Governor A.S. Jayawardena’s wisdom being ignored by the subsequent boards
In terms of MLA, the Central Bank should have a capital cover equivalent to at least 15% of its domestic assets. The objective here has been to restrict the unwarranted growth of the central bank’s domestic assets and thereby prevent the erosion of the protection given to the holders of money it has issued. In this context, given the unanticipated episodes of financial turmoil today, the maintenance of the minimum requirement as the protective cover for the money it has issued is considered inadequate.
Accordingly, the Monetary Board led by Governor A.S. Jayawardena decided in 2002 as a part of the Bank’s modernisation programme to increase this cover over the time up to 100% of the Bank’s domestic assets. This target was reached in 2007 when the capital funds amounted to 103% of the domestic assets of the Bank. However, since then, it started falling reaching 45% in 2011, 41% in 2013, 25% in 2014 and now 18% in 2015. The ratio is, therefore, just above the minimum statutory level and if it falls below the statutory requirement of 15%, the Central Bank is technically bankrupt needing capital infusion by the Government.
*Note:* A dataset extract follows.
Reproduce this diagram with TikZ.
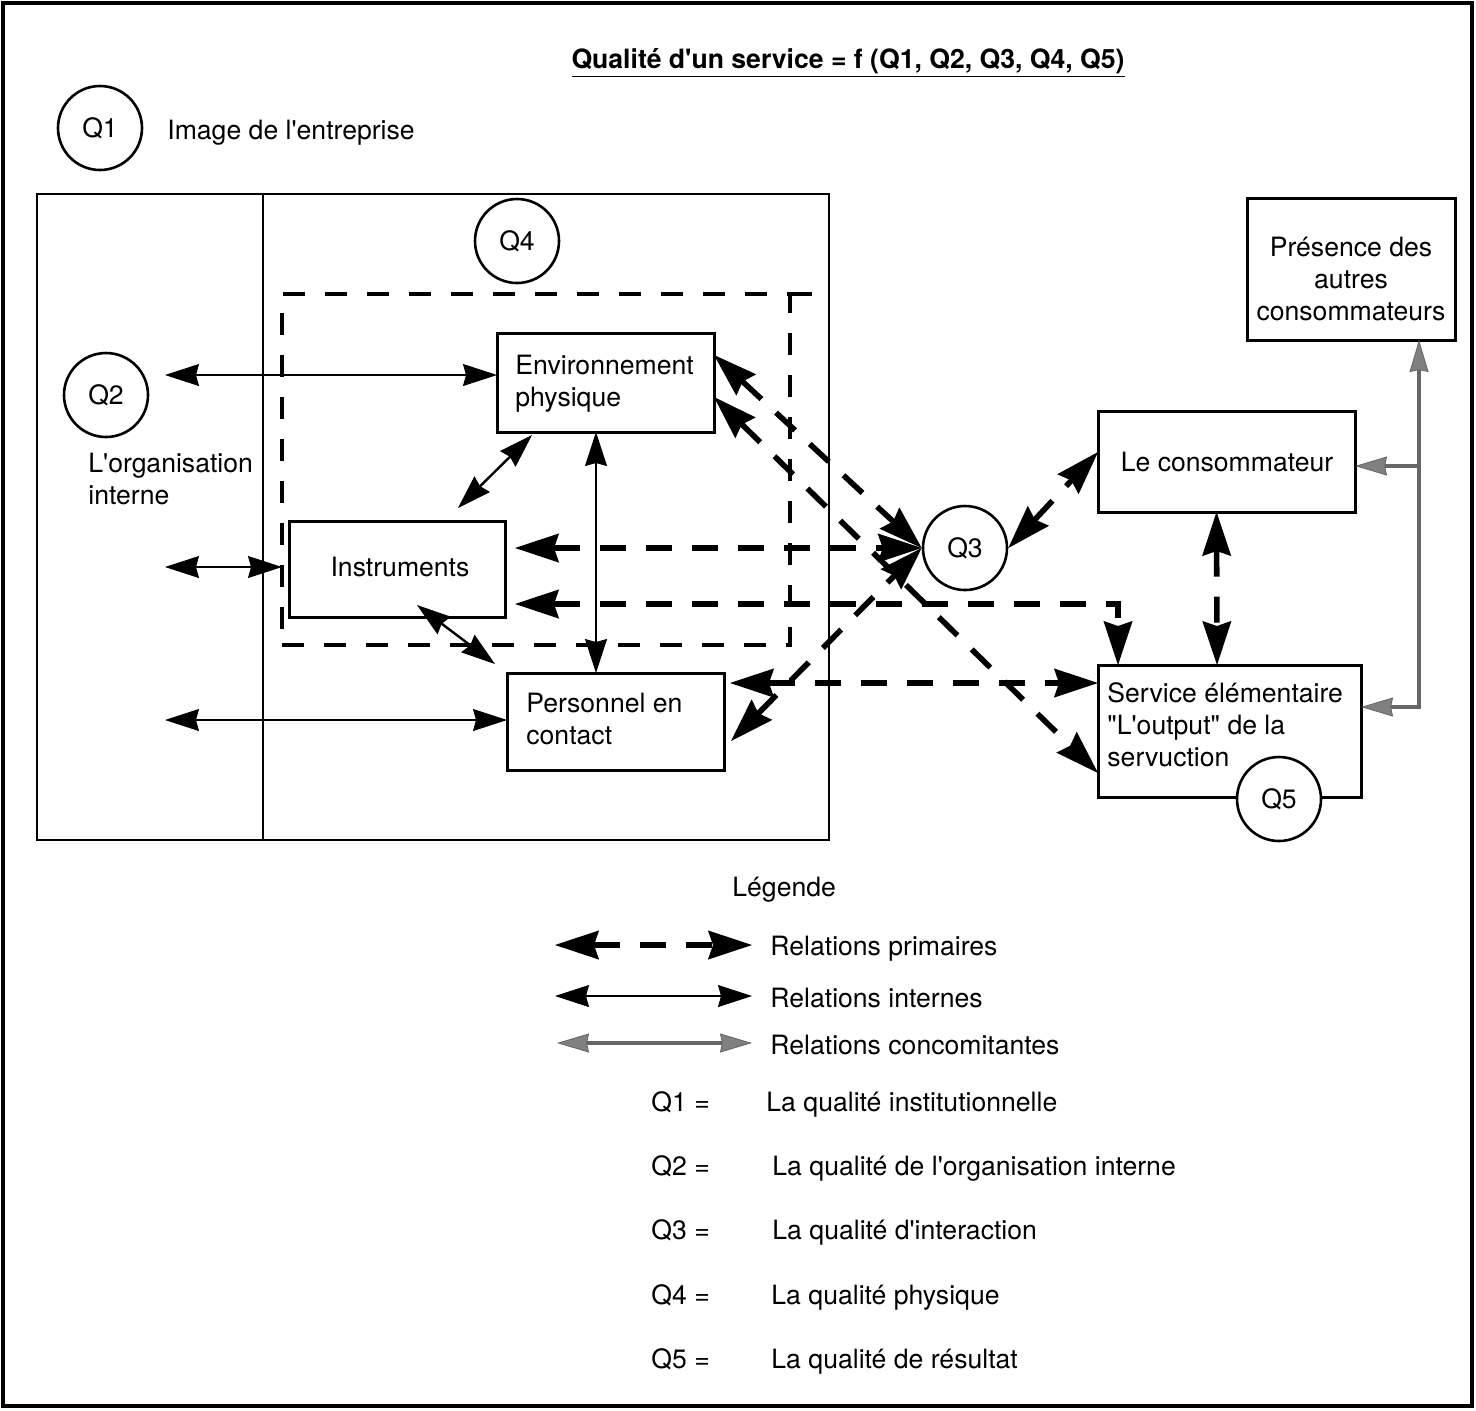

Monetary Board owes an explanation to the people
It is interesting to learn whether the Monetary Board, while submitting the Annual Report to the President, the Prime Minister and the Minister of Finance, apprised them of this oncoming danger. It will not be a pleasant experience for the Government to learn of it either from the media or from the opposition Parliamentarians. The press release issued by the Board on the occasion of the release of the Annual Report for 2015 does not say a word about the losses made by the Central Bank and its implications to the public.
Hence, the Monetary Board owes an explanation to the public what action it would take to reverse the trend and the time frame within which such reversal would be attained.